## Your task
Without the pictures, return each record as it appears.

— START Record list —

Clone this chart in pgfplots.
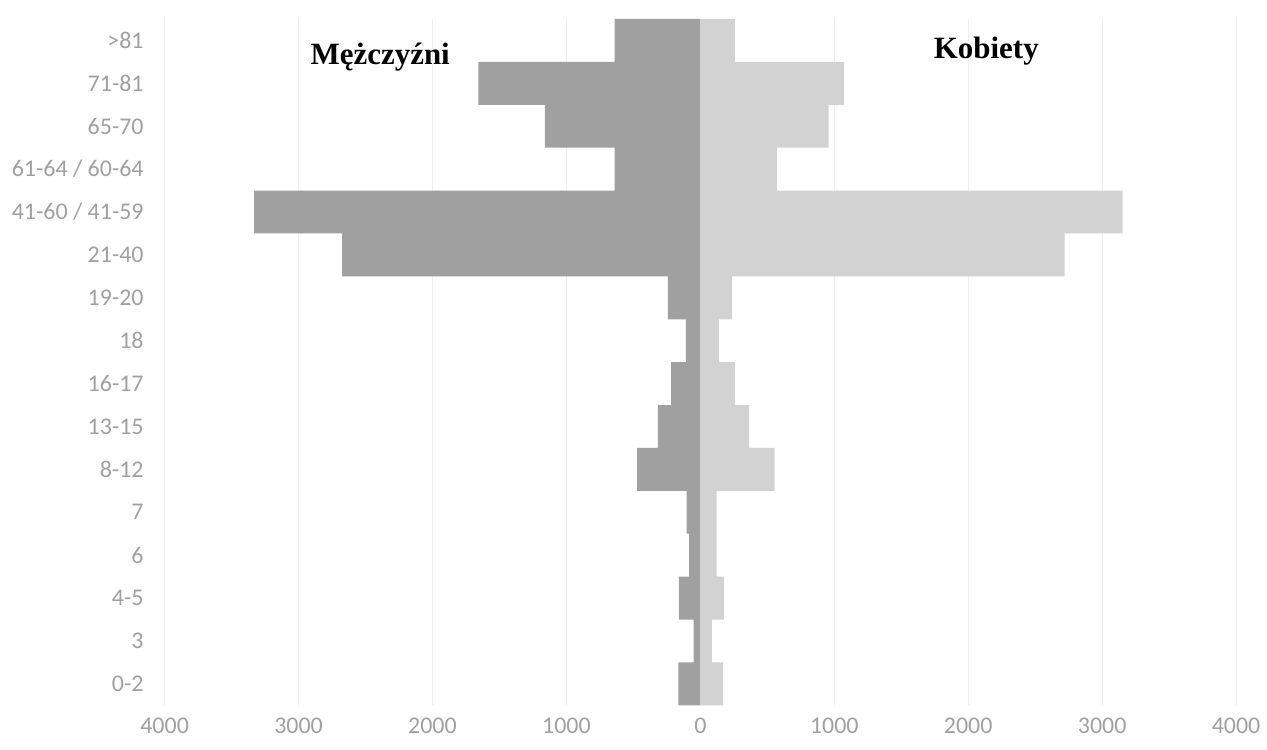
\documentclass[border=0pt]{standalone}
\usepackage{pgfplots}
\pgfplotsset{compat=1.18}
\usepackage{fontspec}
\setmainfont{Carlito}
\newfontfamily\titlefont{Liberation Serif}
\definecolor{mencol}{HTML}{A0A0A0}
\definecolor{womcol}{HTML}{D2D2D2}
\definecolor{tickcol}{HTML}{A0A0A0}
\definecolor{gridcol}{HTML}{EEEEEE}
\begin{document}
\begin{tikzpicture}
\begin{axis}[
  name=ax,
  scale only axis,
  width=537pt, height=344pt,
  xmin=-4000, xmax=4000,
  ymin=-0.5, ymax=15.5,
  xbar, bar width=1, bar shift=0,
  xtick={-4000,-3000,-2000,-1000,0,1000,2000,3000,4000},
  xticklabels={4000,3000,2000,1000,0,1000,2000,3000,4000},
  ytick={0,...,15},
  yticklabels={0-2,3,4-5,6,7,8-12,13-15,16-17,18,19-20,21-40,41-60 / 41-59,61-64 / 60-64,65-70,71-81,>81},
  xmajorgrids, major grid style={gridcol, line width=0.6pt},
  axis line style={draw=none},
  major tick length=0pt,
  tick label style={font=\fontsize{12}{14}\selectfont, text=tickcol},
  yticklabel style={xshift=-7pt},
  xticklabel style={yshift=-3pt},
  /pgf/number format/assume math mode=true,
  clip=false,
]
\addplot[draw=none, fill=mencol] coordinates {
(-165,0) (-50,1) (-160,2) (-84,3) (-102,4) (-473,5) (-317,6) (-218,7) (-109,8) (-243,9) (-2675,10) (-3331,11) (-640,12) (-1161,13) (-1658,14) (-640,15)};
\addplot[draw=none, fill=womcol] coordinates {
(170,0) (86,1) (178,2) (121,3) (121,4) (554,5) (364,6) (258,7) (139,8) (238,9) (2720,10) (3153,11) (572,12) (958,13) (1074,14) (258,15)};
\node[font=\titlefont\bfseries\fontsize{15.5}{18}\selectfont] at (axis cs:-2390,14.6) {Mężczyźni};
\node[font=\titlefont\bfseries\fontsize{15.5}{18}\selectfont] at (axis cs:2135,14.76) {Kobiety};
\end{axis}
\path ([xshift=-82.5pt,yshift=-22pt]ax.south west) rectangle ([xshift=14pt,yshift=9.5pt]ax.north east);
\end{tikzpicture}
\end{document}
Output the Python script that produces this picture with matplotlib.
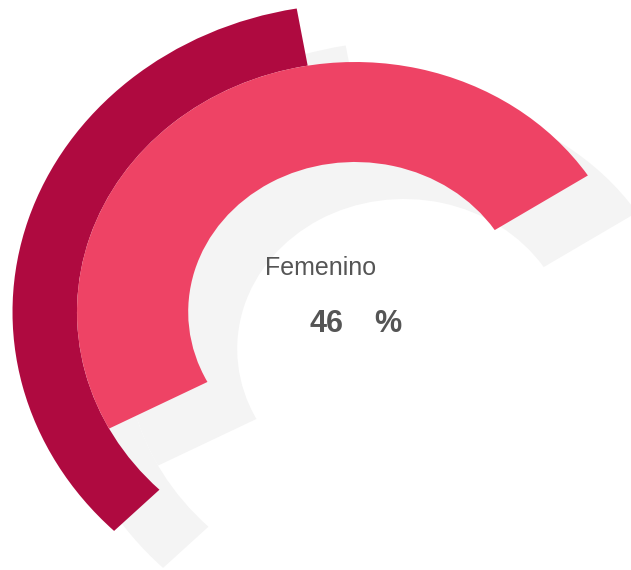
import matplotlib.pyplot as plt
from matplotlib.patches import Wedge
from matplotlib.transforms import Affine2D

# arcs: start / end angle in degrees (counter-clockwise from 3 o'clock)
arc_names = ["exterior", "Femenino"]
arc_start = [99.8, 33.1]
arc_end = [225.3, 207.8]

label = "Femenino"
value = "46"

colors = ["#af0a40", "#ee4365"]
shadow = "#f4f4f4"
rings = [(250, 308), (150, 250)]  # inner / outer radius of each arc

fig = plt.figure(figsize=(6.31, 5.70), dpi=100)
ax = fig.add_axes([0, 0, 1, 1])
ax.set_xlim(0, 631)
ax.set_ylim(0, 570)
ax.axis("off")

cx, cy = 355, 258
sx = 1.112
off_x, off_y = 49, -37

# grey shadows first
for i in range(len(arc_names)):
    r_in, r_out = rings[i]
    tr = Affine2D().scale(sx, 1).translate(cx + off_x, cy + off_y) + ax.transData
    ax.add_patch(Wedge((0, 0), r_out, arc_start[i], arc_end[i], width=r_out - r_in,
                       facecolor=shadow, edgecolor="none", transform=tr))

for i in range(len(arc_names)):
    r_in, r_out = rings[i]
    tr = Affine2D().scale(sx, 1).translate(cx, cy) + ax.transData
    ax.add_patch(Wedge((0, 0), r_out, arc_start[i], arc_end[i], width=r_out - r_in,
                       facecolor=colors[i], edgecolor="none", transform=tr))

ax.text(321, 295, label, ha="center", va="baseline", fontsize=18,
        family="Liberation Sans", color="#555555")
ax.text(327, 238, value, ha="center", va="baseline", fontsize=22, fontweight="bold",
        family="Liberation Sans", color="#555555")
ax.text(388, 238, "%", ha="center", va="baseline", fontsize=22, fontweight="bold",
        family="Liberation Sans", color="#555555")

plt.savefig("out.png", dpi=100)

— END Record list —

## Finished task
Clone this chart in pgfplots.
\documentclass[border=0pt]{standalone}
\usepackage{pgfplots}
\pgfplotsset{compat=1.18}
\usepackage{fontspec}
\setmainfont{Carlito}
\newfontfamily\titlefont{Liberation Serif}
\definecolor{mencol}{HTML}{A0A0A0}
\definecolor{womcol}{HTML}{D2D2D2}
\definecolor{tickcol}{HTML}{A0A0A0}
\definecolor{gridcol}{HTML}{EEEEEE}
\begin{document}
\begin{tikzpicture}
\begin{axis}[
  name=ax,
  scale only axis,
  width=537pt, height=344pt,
  xmin=-4000, xmax=4000,
  ymin=-0.5, ymax=15.5,
  xbar, bar width=1, bar shift=0,
  xtick={-4000,-3000,-2000,-1000,0,1000,2000,3000,4000},
  xticklabels={4000,3000,2000,1000,0,1000,2000,3000,4000},
  ytick={0,...,15},
  yticklabels={0-2,3,4-5,6,7,8-12,13-15,16-17,18,19-20,21-40,41-60 / 41-59,61-64 / 60-64,65-70,71-81,>81},
  xmajorgrids, major grid style={gridcol, line width=0.6pt},
  axis line style={draw=none},
  major tick length=0pt,
  tick label style={font=\fontsize{12}{14}\selectfont, text=tickcol},
  yticklabel style={xshift=-7pt},
  xticklabel style={yshift=-3pt},
  /pgf/number format/assume math mode=true,
  clip=false,
]
\addplot[draw=none, fill=mencol] coordinates {
(-165,0) (-50,1) (-160,2) (-84,3) (-102,4) (-473,5) (-317,6) (-218,7) (-109,8) (-243,9) (-2675,10) (-3331,11) (-640,12) (-1161,13) (-1658,14) (-640,15)};
\addplot[draw=none, fill=womcol] coordinates {
(170,0) (86,1) (178,2) (121,3) (121,4) (554,5) (364,6) (258,7) (139,8) (238,9) (2720,10) (3153,11) (572,12) (958,13) (1074,14) (258,15)};
\node[font=\titlefont\bfseries\fontsize{15.5}{18}\selectfont] at (axis cs:-2390,14.6) {Mężczyźni};
\node[font=\titlefont\bfseries\fontsize{15.5}{18}\selectfont] at (axis cs:2135,14.76) {Kobiety};
\end{axis}
\path ([xshift=-82.5pt,yshift=-22pt]ax.south west) rectangle ([xshift=14pt,yshift=9.5pt]ax.north east);
\end{tikzpicture}
\end{document}
Output the Python script that produces this picture with matplotlib.
import matplotlib.pyplot as plt
from matplotlib.patches import Wedge
from matplotlib.transforms import Affine2D

# arcs: start / end angle in degrees (counter-clockwise from 3 o'clock)
arc_names = ["exterior", "Femenino"]
arc_start = [99.8, 33.1]
arc_end = [225.3, 207.8]

label = "Femenino"
value = "46"

colors = ["#af0a40", "#ee4365"]
shadow = "#f4f4f4"
rings = [(250, 308), (150, 250)]  # inner / outer radius of each arc

fig = plt.figure(figsize=(6.31, 5.70), dpi=100)
ax = fig.add_axes([0, 0, 1, 1])
ax.set_xlim(0, 631)
ax.set_ylim(0, 570)
ax.axis("off")

cx, cy = 355, 258
sx = 1.112
off_x, off_y = 49, -37

# grey shadows first
for i in range(len(arc_names)):
    r_in, r_out = rings[i]
    tr = Affine2D().scale(sx, 1).translate(cx + off_x, cy + off_y) + ax.transData
    ax.add_patch(Wedge((0, 0), r_out, arc_start[i], arc_end[i], width=r_out - r_in,
                       facecolor=shadow, edgecolor="none", transform=tr))

for i in range(len(arc_names)):
    r_in, r_out = rings[i]
    tr = Affine2D().scale(sx, 1).translate(cx, cy) + ax.transData
    ax.add_patch(Wedge((0, 0), r_out, arc_start[i], arc_end[i], width=r_out - r_in,
                       facecolor=colors[i], edgecolor="none", transform=tr))

ax.text(321, 295, label, ha="center", va="baseline", fontsize=18,
        family="Liberation Sans", color="#555555")
ax.text(327, 238, value, ha="center", va="baseline", fontsize=22, fontweight="bold",
        family="Liberation Sans", color="#555555")
ax.text(388, 238, "%", ha="center", va="baseline", fontsize=22, fontweight="bold",
        family="Liberation Sans", color="#555555")

plt.savefig("out.png", dpi=100)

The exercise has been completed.